Please find the code as below for the new container which I am trying to add in dockerr-compose.yml file

butler-sos_FIN_dev: image: ptarmiganlabs/butler-sos:v4.0.0 depends_on:

sk0010637 commented 4 years ago

Hello,

Does this mean this, we will not be able to add any new container in the existing implementation of docker-compose.yml file unless we update the set up to the current version.

sk0010637 commented 4 years ago

Hello ,

Request you to let me know if we can have a short connect regarding this. This is basically Telia's grafana implementation where I am trying to add one more environment for server health monitoring through Grafana.

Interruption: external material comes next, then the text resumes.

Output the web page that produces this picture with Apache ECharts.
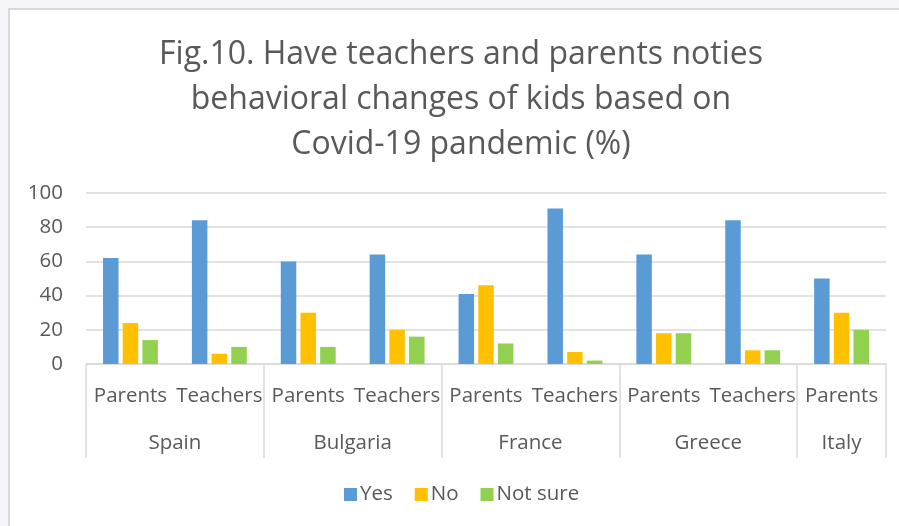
<!DOCTYPE html>
<html>
<head>
<meta charset="utf-8">
<script src="https://cdn.jsdelivr.net/npm/echarts@6/dist/echarts.min.js"></script>
<style>
html,body{margin:0;padding:0;background:#f5f5fa;}
#c{position:absolute;left:0;top:0;width:899px;height:526px;}
</style>
</head>
<body>
<div id="c"></div>
<script>
const roles = ['Parents','Teachers','Parents','Teachers','Parents','Teachers','Parents','Teachers','Parents'];
const countries = ['Spain','Bulgaria','France','Greece','Italy'];
const countrySpans = [2,2,2,2,1];
const yesValues = [62,84,60,64,41,91,64,84,50];
const noValues = [24,6,30,20,46,7,18,8,30];
const notSureValues = [14,10,10,16,12,2,18,8,20];
const yTicks = {min:0,max:100,interval:20};

// half-slot positions for the country axis
const halfSlots = [];
const tickIdx = [0];
const labelIdx = [];
let pos = 0;
countries.forEach((c,i)=>{
  labelIdx.push(pos + countrySpans[i]);
  pos += countrySpans[i]*2;
  tickIdx.push(pos);
});
for (let i=0;i<=pos;i++) halfSlots.push('');
countries.forEach((c,i)=>{ halfSlots[labelIdx[i]] = c; });

const txt = '#595959';
const gridCol = '#d9d9d9';
const font = '"Open Sans", sans-serif';
const fs = 20.5;
const chart = echarts.init(document.getElementById('c'));
chart.setOption({
  animation:false,
  textStyle:{fontFamily:font},
  graphic:[{type:'rect',z:-10,silent:true,shape:{x:9,y:9,width:920,height:540},style:{fill:'#ffffff',stroke:gridCol,lineWidth:2}}],
  title:{
    text:'Fig.10. Have teachers and parents noties\nbehavioral changes of kids based on\nCovid-19 pandemic (%)',
    left:456, top:27, textAlign:'center',
    textStyle:{fontSize:32,lineHeight:45,color:txt,fontWeight:'normal',fontFamily:font}
  },
  grid:{left:86,right:13,top:193,bottom:162},
  legend:{
    data:['Yes','No','Not sure'],
    left:344, top:484, padding:0, icon:'rect', itemWidth:13, itemHeight:13, itemGap:22,
    textStyle:{fontSize:fs,color:txt,fontFamily:font,padding:[0,0,0,-2]}
  },
  xAxis:[{
    type:'category', data:roles, position:'bottom',
    axisLine:{lineStyle:{color:gridCol,width:1.5}},
    axisTick:{show:false},
    axisLabel:{interval:0,margin:22,fontSize:fs,color:txt,fontFamily:font}
  },{
    type:'category', data:halfSlots, position:'bottom', boundaryGap:false,
    axisLine:{show:false},
    axisTick:{show:true,length:94,interval:(i)=>tickIdx.includes(i),lineStyle:{color:gridCol,width:1.5}},
    axisLabel:{interval:(i)=>labelIdx.includes(i),margin:69,fontSize:fs,color:txt,fontFamily:font}
  }],
  yAxis:{
    type:'value', min:yTicks.min, max:yTicks.max, interval:yTicks.interval,
    axisLine:{show:false}, axisTick:{show:false},
    splitLine:{lineStyle:{color:gridCol,width:1.5}},
    axisLabel:{margin:23,fontSize:fs,color:txt,fontFamily:font}
  },
  series:[
    {name:'Yes',type:'bar',data:yesValues,barWidth:15.5,barGap:'27%',itemStyle:{color:'#5B9BD5'}},
    {name:'No',type:'bar',data:noValues,barWidth:15.5,barGap:'27%',itemStyle:{color:'#FFC000'}},
    {name:'Not sure',type:'bar',data:notSureValues,barWidth:15.5,barGap:'27%',itemStyle:{color:'#92D050'}}
  ]
});
</script>
</body>
</html>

mountaindude commented 4 years ago

You can certainly have multiple Butler SOS instances running in parallel, but you must make sure that the ports exposed by each instance do not conflict with any other ports used on the server in question. This is standard server stuff and not a limitation in Butler SOS - it's just how microservices and APIs work.

I can't see why you could not run several instances of Butler 4.0.0 (which you seem to be using now) in parallel, but there have been significant improvements in the more recent versions, so I strongly suggest you move to the latest version.

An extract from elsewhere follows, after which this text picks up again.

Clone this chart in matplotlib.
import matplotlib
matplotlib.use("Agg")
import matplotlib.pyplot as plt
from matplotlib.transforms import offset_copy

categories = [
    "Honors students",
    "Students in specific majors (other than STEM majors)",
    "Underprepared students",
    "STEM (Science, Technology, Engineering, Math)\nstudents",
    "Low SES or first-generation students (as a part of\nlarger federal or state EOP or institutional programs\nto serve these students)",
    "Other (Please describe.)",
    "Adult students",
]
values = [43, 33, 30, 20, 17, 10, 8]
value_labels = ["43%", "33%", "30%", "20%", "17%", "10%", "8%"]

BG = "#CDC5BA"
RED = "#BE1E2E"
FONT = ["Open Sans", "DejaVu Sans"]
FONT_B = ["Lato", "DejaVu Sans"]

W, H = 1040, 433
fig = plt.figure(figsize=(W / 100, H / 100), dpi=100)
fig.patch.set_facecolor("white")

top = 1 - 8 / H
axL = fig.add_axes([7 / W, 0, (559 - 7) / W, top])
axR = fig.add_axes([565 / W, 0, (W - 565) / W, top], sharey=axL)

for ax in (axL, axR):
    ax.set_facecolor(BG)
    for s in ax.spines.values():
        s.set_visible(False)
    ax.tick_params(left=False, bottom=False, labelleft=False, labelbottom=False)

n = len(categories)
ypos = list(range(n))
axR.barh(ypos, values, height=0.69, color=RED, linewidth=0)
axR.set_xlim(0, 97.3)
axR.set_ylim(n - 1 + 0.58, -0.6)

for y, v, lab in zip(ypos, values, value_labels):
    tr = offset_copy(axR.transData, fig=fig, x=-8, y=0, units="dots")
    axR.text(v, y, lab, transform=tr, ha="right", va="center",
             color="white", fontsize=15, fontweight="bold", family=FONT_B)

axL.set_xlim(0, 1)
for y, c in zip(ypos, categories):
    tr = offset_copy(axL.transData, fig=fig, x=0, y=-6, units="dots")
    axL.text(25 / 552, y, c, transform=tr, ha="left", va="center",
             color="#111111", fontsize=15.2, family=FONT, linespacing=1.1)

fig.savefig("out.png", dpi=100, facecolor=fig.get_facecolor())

I am personally on vacation and won't be able to support other than occasionally via this channel, I am afraid.

mountaindude commented 4 years ago

Adding to the above, you can in docker-compose.yml files specify that multiple containers should be started, for example one Butler SOS for a development Qlik Sense cluster, one Butler SOS for the Sense test cluster and one Butler SOS for the production cluster.

In that example you will need 3 different Butler SOS config files, each including the correct info for the cluster in question. Certificates must be exported from the QMC of each cluster. Basically repeating the Butler SOS config process for each cluster, but also making sure that ports exposed, container names etc are unique across the started containers.

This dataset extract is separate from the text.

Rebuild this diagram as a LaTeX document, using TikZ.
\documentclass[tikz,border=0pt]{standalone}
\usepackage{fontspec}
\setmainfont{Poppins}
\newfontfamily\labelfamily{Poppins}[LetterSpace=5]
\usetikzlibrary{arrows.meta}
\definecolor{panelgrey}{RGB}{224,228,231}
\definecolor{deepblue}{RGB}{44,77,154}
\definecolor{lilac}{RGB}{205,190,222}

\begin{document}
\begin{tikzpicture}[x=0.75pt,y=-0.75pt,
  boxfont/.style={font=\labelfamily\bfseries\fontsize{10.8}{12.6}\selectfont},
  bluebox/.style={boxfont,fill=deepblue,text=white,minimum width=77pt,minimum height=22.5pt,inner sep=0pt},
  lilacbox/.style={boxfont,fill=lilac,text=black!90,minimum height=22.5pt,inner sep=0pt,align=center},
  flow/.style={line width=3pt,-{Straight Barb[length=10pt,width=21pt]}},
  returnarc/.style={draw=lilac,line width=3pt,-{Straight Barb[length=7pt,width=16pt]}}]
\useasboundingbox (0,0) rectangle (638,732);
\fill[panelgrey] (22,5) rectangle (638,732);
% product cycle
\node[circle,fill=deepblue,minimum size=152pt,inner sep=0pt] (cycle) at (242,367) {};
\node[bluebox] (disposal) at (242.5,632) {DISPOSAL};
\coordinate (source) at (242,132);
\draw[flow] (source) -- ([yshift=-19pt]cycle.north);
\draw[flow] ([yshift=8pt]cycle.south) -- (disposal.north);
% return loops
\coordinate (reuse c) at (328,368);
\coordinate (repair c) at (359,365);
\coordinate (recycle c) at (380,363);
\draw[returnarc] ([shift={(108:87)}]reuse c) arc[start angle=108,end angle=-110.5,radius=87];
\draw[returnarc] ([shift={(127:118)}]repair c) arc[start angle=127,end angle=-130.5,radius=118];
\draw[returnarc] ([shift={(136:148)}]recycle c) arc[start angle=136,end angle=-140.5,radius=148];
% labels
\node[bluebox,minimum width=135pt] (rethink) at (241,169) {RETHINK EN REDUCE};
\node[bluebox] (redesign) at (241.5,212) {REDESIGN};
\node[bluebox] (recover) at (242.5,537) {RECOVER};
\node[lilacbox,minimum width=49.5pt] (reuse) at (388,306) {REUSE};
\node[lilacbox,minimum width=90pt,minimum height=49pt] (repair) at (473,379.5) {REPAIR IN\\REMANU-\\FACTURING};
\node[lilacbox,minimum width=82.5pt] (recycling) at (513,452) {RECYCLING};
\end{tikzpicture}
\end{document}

This concept has been implemented lots of times, both using Docker containers and running Butler SOS as native Node.js apps. The Docker route is preferred though, as it usually gives better process isolation and stability.

sk0010637 commented 4 years ago

Hello Goran,

Hope you are back from the vacation and enjoyed the same.

Request you to please let me know how to get the latest version of docker-compose.yml file.

I am still getting the same error

ERROR: The Compose file './docker-compose.yml' is invalid because: Unsupported config option for services.butler-sos_FIN_dev: 'enableMQTT' Unsupported config option for services.butler-sos_dev: 'enableMQTT' Unsupported config option for services.butler-sos_prod: 'enableMQTT'

sk0010637 commented 4 years ago

Removed previously attached file

Hello Goran,

I have attached the docker-compose.yml file for your reference.

While trying to add new container (.butler-sos_FIN_dev), I am getting below error

I am still getting the same error

ERROR: The Compose file './docker-compose.yml' is invalid because: Unsupported config option for services.butler-sos_FIN_dev: 'enableMQTT' Unsupported config option for services.butler-sos_dev: 'enableMQTT' Unsupported config option for services.butler-sos_prod: 'enableMQTT'

Request you to please let me know how to get the latest version of docker-compose.yml file.

Also, suggest for the error message. It started giving the error of old container implementation as well. (butler-sos_dev, butler-sos_prod)

mountaindude commented 4 years ago

I have removed the file you attached. Not a good idea from security perspective to attach files with sensitive info...

There is no "most recent version" of the docker-compose.yaml file. You just have to customise it to your needs. Every setup is unique when it comes to host names, where things are stored on disk etc etc. You must understand how Docker and docker-compose works if you are to use them.

Otherwise you can always run Butler SOS as a native Node.js application on a Linux or Windows server - works too. But then you of course need to know how to install services on those platforms.

The "enableMQTT" error indicate that the configuration YAML file is incorrectly structures/formatted, in some way. I can only recommend that you look at https://butler-sos.ptarmiganlabs.com/ for info on configuration, and review your config files to make sure they are correctly formatted. Please note that the documentation site contains info about the most recent version (which is not ver 4). I.e. if you follow the instructions on the doc site, you should make sure to upgrade to most recent version of Butler SOS too.

mountaindude commented 4 years ago

Oh, I just noted something:

In the docker-compose file that you attached (=the one that I subsequently deleted for security reasons) you have a couple of lines:

    mqttConfig:
    enableMQTT: false

Those lines don't belong in a docker-compose file, at least not in a basic setup as this after all is. Instead, those lines are part of the YAML config file (usually called production.yaml), which tells Butler SOS how to operate.

docker-compose docs here.

mountaindude commented 2 years ago

Cleaning up old tickets - closing.

Please re-open if still an issue, or create a new ticket if new issues occur.